▶ _Stored data_
========
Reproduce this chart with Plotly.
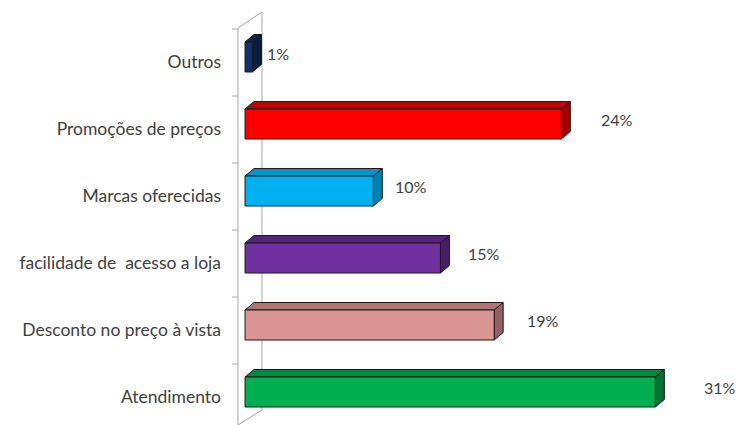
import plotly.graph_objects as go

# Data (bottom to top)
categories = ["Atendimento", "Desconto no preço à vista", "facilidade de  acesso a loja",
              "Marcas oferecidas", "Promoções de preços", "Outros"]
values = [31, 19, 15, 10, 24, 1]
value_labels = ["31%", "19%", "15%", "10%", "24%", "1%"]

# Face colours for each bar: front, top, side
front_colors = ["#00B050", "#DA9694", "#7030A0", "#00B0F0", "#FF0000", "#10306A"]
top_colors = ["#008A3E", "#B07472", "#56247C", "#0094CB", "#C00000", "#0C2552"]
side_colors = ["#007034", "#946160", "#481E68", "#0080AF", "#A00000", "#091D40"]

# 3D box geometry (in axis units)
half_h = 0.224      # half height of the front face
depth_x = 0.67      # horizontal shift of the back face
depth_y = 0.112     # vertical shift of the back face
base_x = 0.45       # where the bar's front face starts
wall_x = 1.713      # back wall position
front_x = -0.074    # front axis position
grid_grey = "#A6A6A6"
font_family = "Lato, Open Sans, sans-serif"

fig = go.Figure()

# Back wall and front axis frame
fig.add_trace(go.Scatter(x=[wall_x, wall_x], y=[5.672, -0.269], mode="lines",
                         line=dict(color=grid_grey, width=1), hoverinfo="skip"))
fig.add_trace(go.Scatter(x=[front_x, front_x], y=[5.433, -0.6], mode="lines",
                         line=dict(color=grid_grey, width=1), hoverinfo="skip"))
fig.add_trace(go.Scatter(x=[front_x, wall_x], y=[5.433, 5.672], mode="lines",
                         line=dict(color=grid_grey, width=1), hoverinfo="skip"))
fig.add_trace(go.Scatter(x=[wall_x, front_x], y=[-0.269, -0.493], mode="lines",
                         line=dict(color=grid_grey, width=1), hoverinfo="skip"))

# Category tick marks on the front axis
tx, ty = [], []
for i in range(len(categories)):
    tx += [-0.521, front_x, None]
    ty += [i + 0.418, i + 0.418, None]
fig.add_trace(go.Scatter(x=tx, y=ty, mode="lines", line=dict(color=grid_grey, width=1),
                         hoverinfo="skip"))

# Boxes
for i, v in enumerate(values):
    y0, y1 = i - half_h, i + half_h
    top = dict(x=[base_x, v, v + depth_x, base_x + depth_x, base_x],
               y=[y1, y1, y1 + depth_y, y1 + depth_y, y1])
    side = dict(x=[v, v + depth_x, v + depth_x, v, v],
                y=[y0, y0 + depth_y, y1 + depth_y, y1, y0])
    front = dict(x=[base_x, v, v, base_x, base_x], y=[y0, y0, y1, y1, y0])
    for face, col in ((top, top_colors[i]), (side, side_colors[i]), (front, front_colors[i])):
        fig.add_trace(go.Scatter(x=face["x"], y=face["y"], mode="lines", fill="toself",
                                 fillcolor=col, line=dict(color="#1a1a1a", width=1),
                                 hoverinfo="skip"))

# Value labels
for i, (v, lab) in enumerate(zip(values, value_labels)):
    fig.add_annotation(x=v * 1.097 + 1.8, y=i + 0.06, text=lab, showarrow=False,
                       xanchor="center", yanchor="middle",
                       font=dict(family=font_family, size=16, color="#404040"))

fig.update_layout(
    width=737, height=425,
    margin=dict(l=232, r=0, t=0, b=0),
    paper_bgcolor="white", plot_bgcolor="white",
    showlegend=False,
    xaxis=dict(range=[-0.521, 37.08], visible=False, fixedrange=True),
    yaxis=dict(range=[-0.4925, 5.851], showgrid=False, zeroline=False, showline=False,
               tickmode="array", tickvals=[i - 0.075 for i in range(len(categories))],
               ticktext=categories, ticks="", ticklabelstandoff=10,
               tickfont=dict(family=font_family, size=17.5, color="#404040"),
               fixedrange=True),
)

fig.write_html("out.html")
========
▶ _Task objective_
Make an exact copy of the lines from the top of the material through the line with "fig = go.Figure()", pictures excluded.

▶ _Output of the exercise_
Reproduce this chart with Plotly.
import plotly.graph_objects as go

# Data (bottom to top)
categories = ["Atendimento", "Desconto no preço à vista", "facilidade de  acesso a loja",
              "Marcas oferecidas", "Promoções de preços", "Outros"]
values = [31, 19, 15, 10, 24, 1]
value_labels = ["31%", "19%", "15%", "10%", "24%", "1%"]

# Face colours for each bar: front, top, side
front_colors = ["#00B050", "#DA9694", "#7030A0", "#00B0F0", "#FF0000", "#10306A"]
top_colors = ["#008A3E", "#B07472", "#56247C", "#0094CB", "#C00000", "#0C2552"]
side_colors = ["#007034", "#946160", "#481E68", "#0080AF", "#A00000", "#091D40"]

# 3D box geometry (in axis units)
half_h = 0.224      # half height of the front face
depth_x = 0.67      # horizontal shift of the back face
depth_y = 0.112     # vertical shift of the back face
base_x = 0.45       # where the bar's front face starts
wall_x = 1.713      # back wall position
front_x = -0.074    # front axis position
grid_grey = "#A6A6A6"
font_family = "Lato, Open Sans, sans-serif"

fig = go.Figure()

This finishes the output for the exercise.